TASK REQUIREMENTS - Leaving out the pictures, retype all the material exactly.

RAW DATA -
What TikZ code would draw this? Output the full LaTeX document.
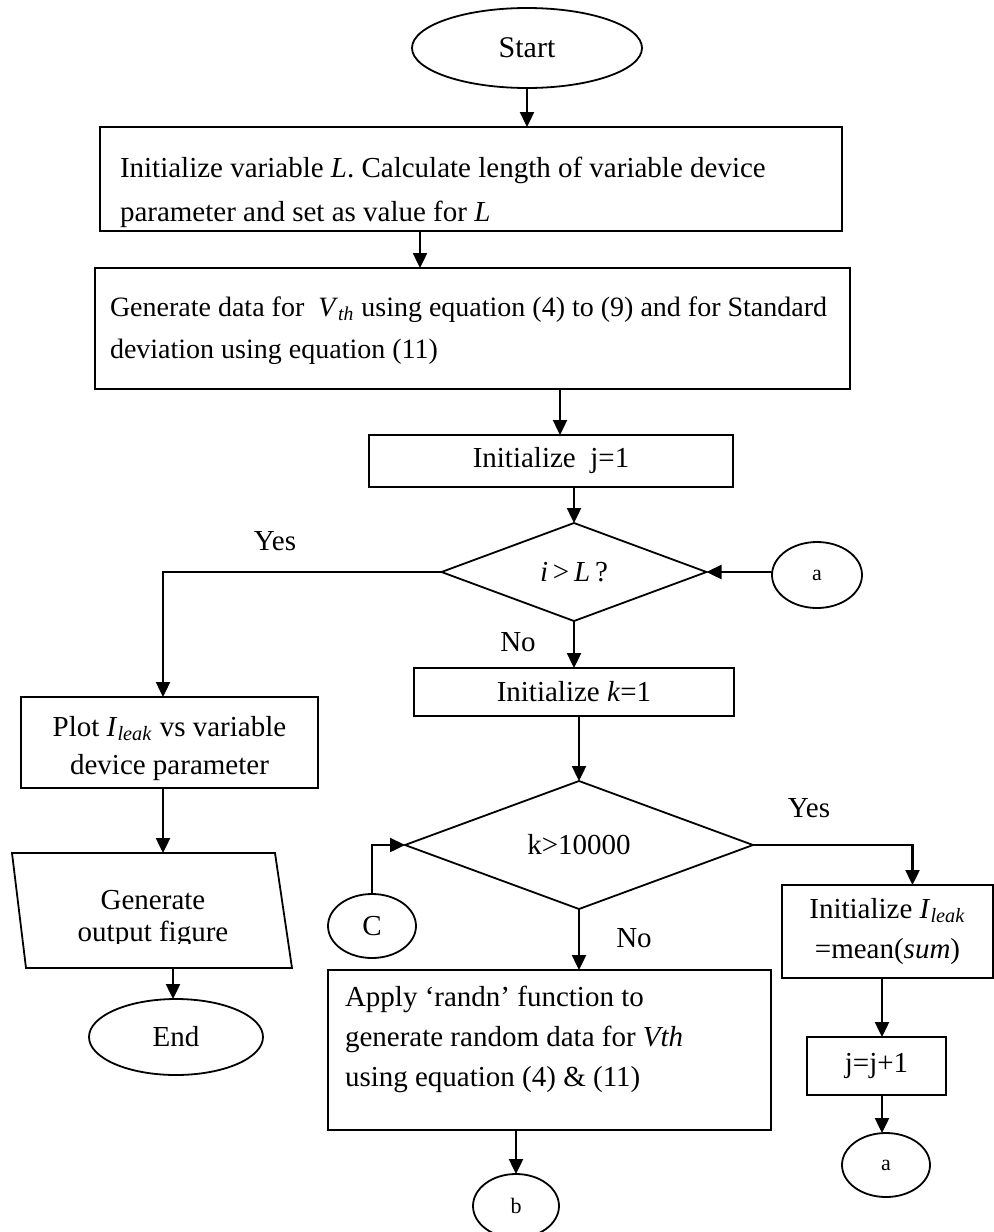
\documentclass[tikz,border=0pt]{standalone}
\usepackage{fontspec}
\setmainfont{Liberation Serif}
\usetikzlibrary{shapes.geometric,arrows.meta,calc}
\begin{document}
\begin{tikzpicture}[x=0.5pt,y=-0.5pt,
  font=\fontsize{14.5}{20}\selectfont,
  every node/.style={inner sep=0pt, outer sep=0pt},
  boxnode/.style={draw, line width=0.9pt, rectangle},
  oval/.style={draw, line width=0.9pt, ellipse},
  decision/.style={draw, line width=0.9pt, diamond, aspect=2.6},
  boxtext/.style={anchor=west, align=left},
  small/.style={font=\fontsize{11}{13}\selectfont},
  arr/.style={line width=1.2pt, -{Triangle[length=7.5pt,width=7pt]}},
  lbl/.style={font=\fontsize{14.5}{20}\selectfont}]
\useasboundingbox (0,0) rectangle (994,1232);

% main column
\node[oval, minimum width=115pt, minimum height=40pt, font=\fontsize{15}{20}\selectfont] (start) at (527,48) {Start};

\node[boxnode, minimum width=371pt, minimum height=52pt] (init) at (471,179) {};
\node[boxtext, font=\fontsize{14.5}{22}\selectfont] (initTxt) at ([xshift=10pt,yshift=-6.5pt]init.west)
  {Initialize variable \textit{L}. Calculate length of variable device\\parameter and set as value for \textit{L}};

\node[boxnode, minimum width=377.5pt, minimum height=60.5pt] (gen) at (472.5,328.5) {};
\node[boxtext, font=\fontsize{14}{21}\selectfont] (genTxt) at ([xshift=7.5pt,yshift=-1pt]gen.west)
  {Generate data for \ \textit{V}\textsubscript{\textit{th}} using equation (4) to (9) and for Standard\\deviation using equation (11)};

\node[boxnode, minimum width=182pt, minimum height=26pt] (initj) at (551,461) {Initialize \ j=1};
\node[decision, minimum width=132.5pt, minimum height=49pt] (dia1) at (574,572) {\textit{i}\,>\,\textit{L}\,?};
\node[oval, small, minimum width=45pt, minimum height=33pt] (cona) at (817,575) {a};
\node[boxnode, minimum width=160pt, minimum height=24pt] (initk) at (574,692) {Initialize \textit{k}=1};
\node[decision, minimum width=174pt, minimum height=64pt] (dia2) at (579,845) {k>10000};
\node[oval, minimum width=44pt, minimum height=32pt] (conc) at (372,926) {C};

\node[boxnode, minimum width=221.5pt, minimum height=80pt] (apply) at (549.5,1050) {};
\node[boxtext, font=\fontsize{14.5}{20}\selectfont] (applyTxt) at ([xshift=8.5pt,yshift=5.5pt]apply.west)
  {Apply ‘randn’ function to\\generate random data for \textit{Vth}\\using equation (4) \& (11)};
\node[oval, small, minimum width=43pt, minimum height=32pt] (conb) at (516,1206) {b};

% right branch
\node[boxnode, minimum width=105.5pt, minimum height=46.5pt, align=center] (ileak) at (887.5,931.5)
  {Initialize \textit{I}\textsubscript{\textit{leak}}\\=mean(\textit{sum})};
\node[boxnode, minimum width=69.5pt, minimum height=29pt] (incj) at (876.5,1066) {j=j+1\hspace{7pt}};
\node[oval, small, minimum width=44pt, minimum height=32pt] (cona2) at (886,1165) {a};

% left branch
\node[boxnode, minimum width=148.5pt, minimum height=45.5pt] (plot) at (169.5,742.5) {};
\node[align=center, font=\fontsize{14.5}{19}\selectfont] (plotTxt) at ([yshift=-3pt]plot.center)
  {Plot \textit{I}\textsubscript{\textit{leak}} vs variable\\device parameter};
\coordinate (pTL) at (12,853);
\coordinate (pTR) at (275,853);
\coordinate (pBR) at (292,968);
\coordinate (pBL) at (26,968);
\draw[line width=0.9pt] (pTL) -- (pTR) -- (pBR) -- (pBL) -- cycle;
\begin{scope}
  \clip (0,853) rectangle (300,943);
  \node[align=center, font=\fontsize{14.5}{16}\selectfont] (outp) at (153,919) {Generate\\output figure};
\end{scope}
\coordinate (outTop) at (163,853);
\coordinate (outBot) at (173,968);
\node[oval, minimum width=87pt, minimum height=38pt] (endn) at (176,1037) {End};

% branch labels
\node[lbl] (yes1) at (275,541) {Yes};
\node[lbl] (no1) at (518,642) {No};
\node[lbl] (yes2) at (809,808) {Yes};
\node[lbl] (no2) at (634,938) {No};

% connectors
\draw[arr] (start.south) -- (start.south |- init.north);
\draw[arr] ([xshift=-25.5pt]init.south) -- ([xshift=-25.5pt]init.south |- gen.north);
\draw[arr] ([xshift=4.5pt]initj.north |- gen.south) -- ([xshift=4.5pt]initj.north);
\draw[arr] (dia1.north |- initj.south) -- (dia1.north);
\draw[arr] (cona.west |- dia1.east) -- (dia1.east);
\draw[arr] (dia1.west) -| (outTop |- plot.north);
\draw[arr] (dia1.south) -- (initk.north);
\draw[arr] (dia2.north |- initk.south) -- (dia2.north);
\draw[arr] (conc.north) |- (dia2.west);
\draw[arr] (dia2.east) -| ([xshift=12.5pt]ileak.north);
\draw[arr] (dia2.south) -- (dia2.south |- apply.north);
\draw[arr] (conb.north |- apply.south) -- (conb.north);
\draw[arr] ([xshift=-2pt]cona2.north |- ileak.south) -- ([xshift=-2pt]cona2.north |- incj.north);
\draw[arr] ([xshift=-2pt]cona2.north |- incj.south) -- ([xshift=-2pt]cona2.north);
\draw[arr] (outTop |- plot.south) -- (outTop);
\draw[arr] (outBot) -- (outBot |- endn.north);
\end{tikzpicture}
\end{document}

RESPONSE BELOW -
What TikZ code would draw this? Output the full LaTeX document.
\documentclass[tikz,border=0pt]{standalone}
\usepackage{fontspec}
\setmainfont{Liberation Serif}
\usetikzlibrary{shapes.geometric,arrows.meta,calc}
\begin{document}
\begin{tikzpicture}[x=0.5pt,y=-0.5pt,
  font=\fontsize{14.5}{20}\selectfont,
  every node/.style={inner sep=0pt, outer sep=0pt},
  boxnode/.style={draw, line width=0.9pt, rectangle},
  oval/.style={draw, line width=0.9pt, ellipse},
  decision/.style={draw, line width=0.9pt, diamond, aspect=2.6},
  boxtext/.style={anchor=west, align=left},
  small/.style={font=\fontsize{11}{13}\selectfont},
  arr/.style={line width=1.2pt, -{Triangle[length=7.5pt,width=7pt]}},
  lbl/.style={font=\fontsize{14.5}{20}\selectfont}]
\useasboundingbox (0,0) rectangle (994,1232);

% main column
\node[oval, minimum width=115pt, minimum height=40pt, font=\fontsize{15}{20}\selectfont] (start) at (527,48) {Start};

\node[boxnode, minimum width=371pt, minimum height=52pt] (init) at (471,179) {};
\node[boxtext, font=\fontsize{14.5}{22}\selectfont] (initTxt) at ([xshift=10pt,yshift=-6.5pt]init.west)
  {Initialize variable \textit{L}. Calculate length of variable device\\parameter and set as value for \textit{L}};

\node[boxnode, minimum width=377.5pt, minimum height=60.5pt] (gen) at (472.5,328.5) {};
\node[boxtext, font=\fontsize{14}{21}\selectfont] (genTxt) at ([xshift=7.5pt,yshift=-1pt]gen.west)
  {Generate data for \ \textit{V}\textsubscript{\textit{th}} using equation (4) to (9) and for Standard\\deviation using equation (11)};

\node[boxnode, minimum width=182pt, minimum height=26pt] (initj) at (551,461) {Initialize \ j=1};
\node[decision, minimum width=132.5pt, minimum height=49pt] (dia1) at (574,572) {\textit{i}\,>\,\textit{L}\,?};
\node[oval, small, minimum width=45pt, minimum height=33pt] (cona) at (817,575) {a};
\node[boxnode, minimum width=160pt, minimum height=24pt] (initk) at (574,692) {Initialize \textit{k}=1};
\node[decision, minimum width=174pt, minimum height=64pt] (dia2) at (579,845) {k>10000};
\node[oval, minimum width=44pt, minimum height=32pt] (conc) at (372,926) {C};

\node[boxnode, minimum width=221.5pt, minimum height=80pt] (apply) at (549.5,1050) {};
\node[boxtext, font=\fontsize{14.5}{20}\selectfont] (applyTxt) at ([xshift=8.5pt,yshift=5.5pt]apply.west)
  {Apply ‘randn’ function to\\generate random data for \textit{Vth}\\using equation (4) \& (11)};
\node[oval, small, minimum width=43pt, minimum height=32pt] (conb) at (516,1206) {b};

% right branch
\node[boxnode, minimum width=105.5pt, minimum height=46.5pt, align=center] (ileak) at (887.5,931.5)
  {Initialize \textit{I}\textsubscript{\textit{leak}}\\=mean(\textit{sum})};
\node[boxnode, minimum width=69.5pt, minimum height=29pt] (incj) at (876.5,1066) {j=j+1\hspace{7pt}};
\node[oval, small, minimum width=44pt, minimum height=32pt] (cona2) at (886,1165) {a};

% left branch
\node[boxnode, minimum width=148.5pt, minimum height=45.5pt] (plot) at (169.5,742.5) {};
\node[align=center, font=\fontsize{14.5}{19}\selectfont] (plotTxt) at ([yshift=-3pt]plot.center)
  {Plot \textit{I}\textsubscript{\textit{leak}} vs variable\\device parameter};
\coordinate (pTL) at (12,853);
\coordinate (pTR) at (275,853);
\coordinate (pBR) at (292,968);
\coordinate (pBL) at (26,968);
\draw[line width=0.9pt] (pTL) -- (pTR) -- (pBR) -- (pBL) -- cycle;
\begin{scope}
  \clip (0,853) rectangle (300,943);
  \node[align=center, font=\fontsize{14.5}{16}\selectfont] (outp) at (153,919) {Generate\\output figure};
\end{scope}
\coordinate (outTop) at (163,853);
\coordinate (outBot) at (173,968);
\node[oval, minimum width=87pt, minimum height=38pt] (endn) at (176,1037) {End};

% branch labels
\node[lbl] (yes1) at (275,541) {Yes};
\node[lbl] (no1) at (518,642) {No};
\node[lbl] (yes2) at (809,808) {Yes};
\node[lbl] (no2) at (634,938) {No};

% connectors
\draw[arr] (start.south) -- (start.south |- init.north);
\draw[arr] ([xshift=-25.5pt]init.south) -- ([xshift=-25.5pt]init.south |- gen.north);
\draw[arr] ([xshift=4.5pt]initj.north |- gen.south) -- ([xshift=4.5pt]initj.north);
\draw[arr] (dia1.north |- initj.south) -- (dia1.north);
\draw[arr] (cona.west |- dia1.east) -- (dia1.east);
\draw[arr] (dia1.west) -| (outTop |- plot.north);
\draw[arr] (dia1.south) -- (initk.north);
\draw[arr] (dia2.north |- initk.south) -- (dia2.north);
\draw[arr] (conc.north) |- (dia2.west);
\draw[arr] (dia2.east) -| ([xshift=12.5pt]ileak.north);
\draw[arr] (dia2.south) -- (dia2.south |- apply.north);
\draw[arr] (conb.north |- apply.south) -- (conb.north);
\draw[arr] ([xshift=-2pt]cona2.north |- ileak.south) -- ([xshift=-2pt]cona2.north |- incj.north);
\draw[arr] ([xshift=-2pt]cona2.north |- incj.south) -- ([xshift=-2pt]cona2.north);
\draw[arr] (outTop |- plot.south) -- (outTop);
\draw[arr] (outBot) -- (outBot |- endn.north);
\end{tikzpicture}
\end{document}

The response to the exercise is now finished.